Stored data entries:
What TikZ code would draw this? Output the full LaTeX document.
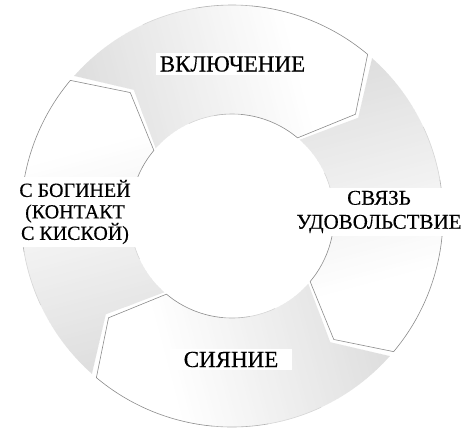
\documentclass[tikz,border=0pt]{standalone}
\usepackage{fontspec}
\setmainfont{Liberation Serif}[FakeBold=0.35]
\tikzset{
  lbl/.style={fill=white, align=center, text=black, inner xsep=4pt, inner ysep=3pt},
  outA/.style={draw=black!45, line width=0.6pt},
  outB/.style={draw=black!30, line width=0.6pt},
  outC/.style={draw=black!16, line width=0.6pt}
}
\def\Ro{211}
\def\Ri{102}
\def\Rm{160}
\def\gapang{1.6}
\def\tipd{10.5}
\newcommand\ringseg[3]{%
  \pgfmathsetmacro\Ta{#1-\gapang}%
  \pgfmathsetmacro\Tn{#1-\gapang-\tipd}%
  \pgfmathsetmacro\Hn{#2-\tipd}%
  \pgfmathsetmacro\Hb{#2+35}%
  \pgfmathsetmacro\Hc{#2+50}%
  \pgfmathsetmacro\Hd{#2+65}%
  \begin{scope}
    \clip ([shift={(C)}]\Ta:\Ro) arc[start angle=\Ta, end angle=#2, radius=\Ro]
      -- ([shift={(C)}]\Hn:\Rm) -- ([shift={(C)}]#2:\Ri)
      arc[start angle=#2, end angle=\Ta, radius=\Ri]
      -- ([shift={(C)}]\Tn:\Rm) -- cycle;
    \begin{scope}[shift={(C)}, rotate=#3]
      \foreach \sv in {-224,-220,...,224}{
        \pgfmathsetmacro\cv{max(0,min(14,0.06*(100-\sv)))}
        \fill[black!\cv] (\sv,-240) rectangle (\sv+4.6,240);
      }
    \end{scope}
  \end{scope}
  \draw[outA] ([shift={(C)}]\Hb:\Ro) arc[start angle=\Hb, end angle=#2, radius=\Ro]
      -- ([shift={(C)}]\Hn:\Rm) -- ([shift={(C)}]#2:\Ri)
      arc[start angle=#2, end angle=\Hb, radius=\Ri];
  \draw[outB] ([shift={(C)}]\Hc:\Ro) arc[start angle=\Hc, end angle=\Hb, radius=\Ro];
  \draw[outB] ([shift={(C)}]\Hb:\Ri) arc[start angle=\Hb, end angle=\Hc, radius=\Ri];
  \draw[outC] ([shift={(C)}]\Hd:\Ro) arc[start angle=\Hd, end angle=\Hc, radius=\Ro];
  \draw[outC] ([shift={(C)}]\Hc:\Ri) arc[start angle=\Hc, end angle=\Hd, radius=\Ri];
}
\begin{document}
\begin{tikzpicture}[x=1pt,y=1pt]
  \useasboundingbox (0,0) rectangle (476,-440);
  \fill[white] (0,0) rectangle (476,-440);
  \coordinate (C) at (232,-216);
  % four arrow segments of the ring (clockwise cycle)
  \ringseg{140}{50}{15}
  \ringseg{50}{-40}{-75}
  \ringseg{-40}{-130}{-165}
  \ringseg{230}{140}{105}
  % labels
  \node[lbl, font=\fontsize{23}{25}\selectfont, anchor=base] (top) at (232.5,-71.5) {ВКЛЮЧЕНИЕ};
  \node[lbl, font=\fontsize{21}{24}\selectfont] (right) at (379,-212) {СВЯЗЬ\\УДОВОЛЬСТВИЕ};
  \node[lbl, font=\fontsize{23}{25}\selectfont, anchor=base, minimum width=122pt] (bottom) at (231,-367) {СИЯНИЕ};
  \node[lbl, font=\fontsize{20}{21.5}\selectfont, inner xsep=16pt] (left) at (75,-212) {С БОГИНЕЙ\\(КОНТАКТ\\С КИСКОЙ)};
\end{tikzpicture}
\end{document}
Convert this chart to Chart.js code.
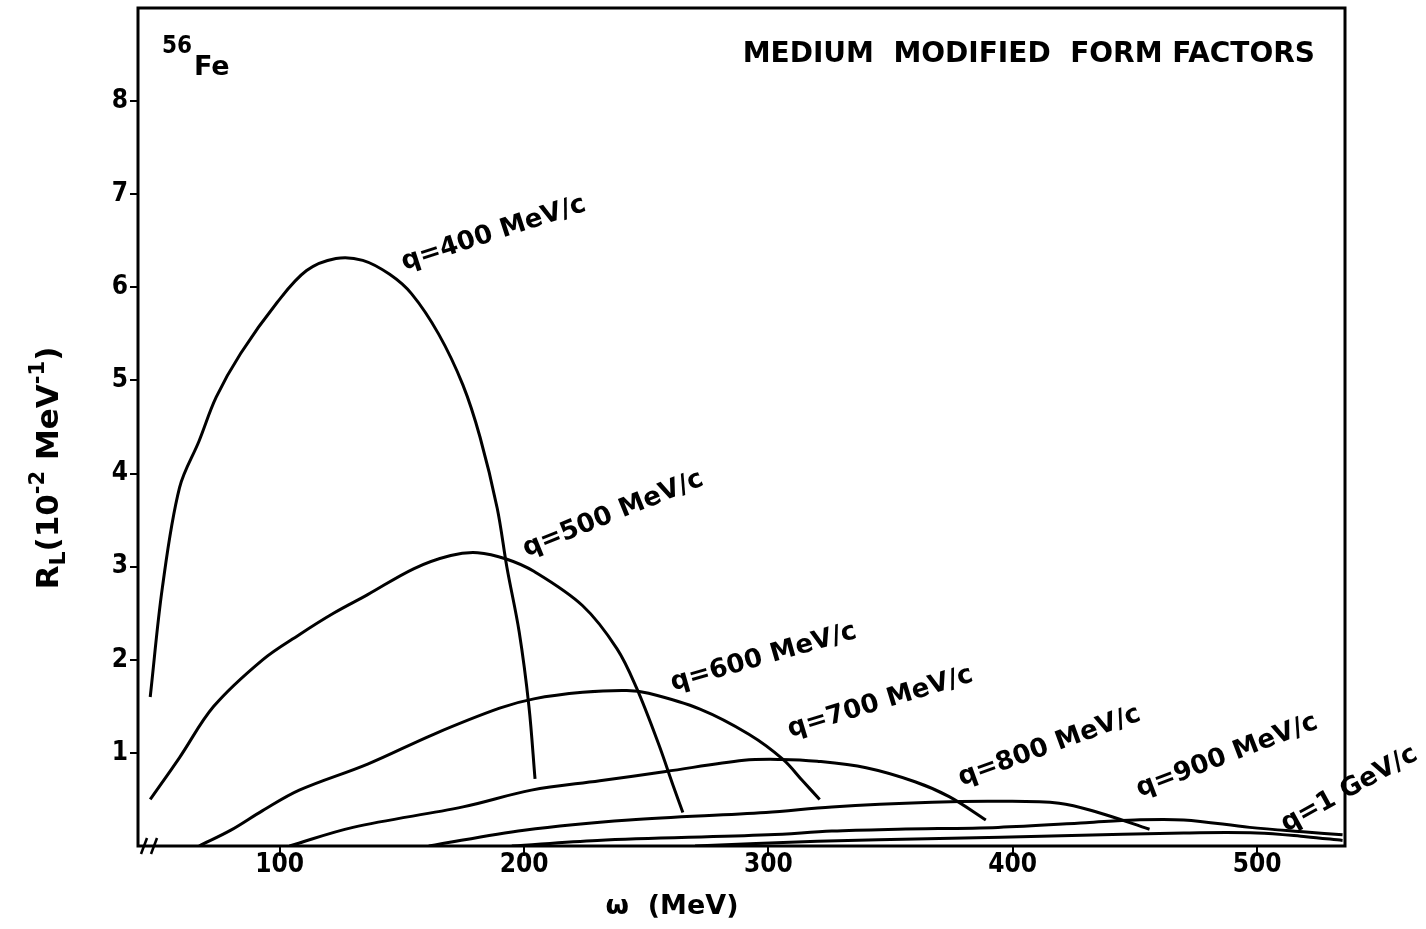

Work required: Set down all the entries exactly as they appear, but skip any pictures.

Task output:
What TikZ code would draw this? Output the full LaTeX document.
\documentclass[tikz,border=0pt]{standalone}
\usepackage{fontspec}
\setmainfont{Liberation Serif}[FakeBold=0.35]
\tikzset{
  lbl/.style={fill=white, align=center, text=black, inner xsep=4pt, inner ysep=3pt},
  outA/.style={draw=black!45, line width=0.6pt},
  outB/.style={draw=black!30, line width=0.6pt},
  outC/.style={draw=black!16, line width=0.6pt}
}
\def\Ro{211}
\def\Ri{102}
\def\Rm{160}
\def\gapang{1.6}
\def\tipd{10.5}
\newcommand\ringseg[3]{%
  \pgfmathsetmacro\Ta{#1-\gapang}%
  \pgfmathsetmacro\Tn{#1-\gapang-\tipd}%
  \pgfmathsetmacro\Hn{#2-\tipd}%
  \pgfmathsetmacro\Hb{#2+35}%
  \pgfmathsetmacro\Hc{#2+50}%
  \pgfmathsetmacro\Hd{#2+65}%
  \begin{scope}
    \clip ([shift={(C)}]\Ta:\Ro) arc[start angle=\Ta, end angle=#2, radius=\Ro]
      -- ([shift={(C)}]\Hn:\Rm) -- ([shift={(C)}]#2:\Ri)
      arc[start angle=#2, end angle=\Ta, radius=\Ri]
      -- ([shift={(C)}]\Tn:\Rm) -- cycle;
    \begin{scope}[shift={(C)}, rotate=#3]
      \foreach \sv in {-224,-220,...,224}{
        \pgfmathsetmacro\cv{max(0,min(14,0.06*(100-\sv)))}
        \fill[black!\cv] (\sv,-240) rectangle (\sv+4.6,240);
      }
    \end{scope}
  \end{scope}
  \draw[outA] ([shift={(C)}]\Hb:\Ro) arc[start angle=\Hb, end angle=#2, radius=\Ro]
      -- ([shift={(C)}]\Hn:\Rm) -- ([shift={(C)}]#2:\Ri)
      arc[start angle=#2, end angle=\Hb, radius=\Ri];
  \draw[outB] ([shift={(C)}]\Hc:\Ro) arc[start angle=\Hc, end angle=\Hb, radius=\Ro];
  \draw[outB] ([shift={(C)}]\Hb:\Ri) arc[start angle=\Hb, end angle=\Hc, radius=\Ri];
  \draw[outC] ([shift={(C)}]\Hd:\Ro) arc[start angle=\Hd, end angle=\Hc, radius=\Ro];
  \draw[outC] ([shift={(C)}]\Hc:\Ri) arc[start angle=\Hc, end angle=\Hd, radius=\Ri];
}
\begin{document}
\begin{tikzpicture}[x=1pt,y=1pt]
  \useasboundingbox (0,0) rectangle (476,-440);
  \fill[white] (0,0) rectangle (476,-440);
  \coordinate (C) at (232,-216);
  % four arrow segments of the ring (clockwise cycle)
  \ringseg{140}{50}{15}
  \ringseg{50}{-40}{-75}
  \ringseg{-40}{-130}{-165}
  \ringseg{230}{140}{105}
  % labels
  \node[lbl, font=\fontsize{23}{25}\selectfont, anchor=base] (top) at (232.5,-71.5) {ВКЛЮЧЕНИЕ};
  \node[lbl, font=\fontsize{21}{24}\selectfont] (right) at (379,-212) {СВЯЗЬ\\УДОВОЛЬСТВИЕ};
  \node[lbl, font=\fontsize{23}{25}\selectfont, anchor=base, minimum width=122pt] (bottom) at (231,-367) {СИЯНИЕ};
  \node[lbl, font=\fontsize{20}{21.5}\selectfont, inner xsep=16pt] (left) at (75,-212) {С БОГИНЕЙ\\(КОНТАКТ\\С КИСКОЙ)};
\end{tikzpicture}
\end{document}
Convert this chart to Chart.js code.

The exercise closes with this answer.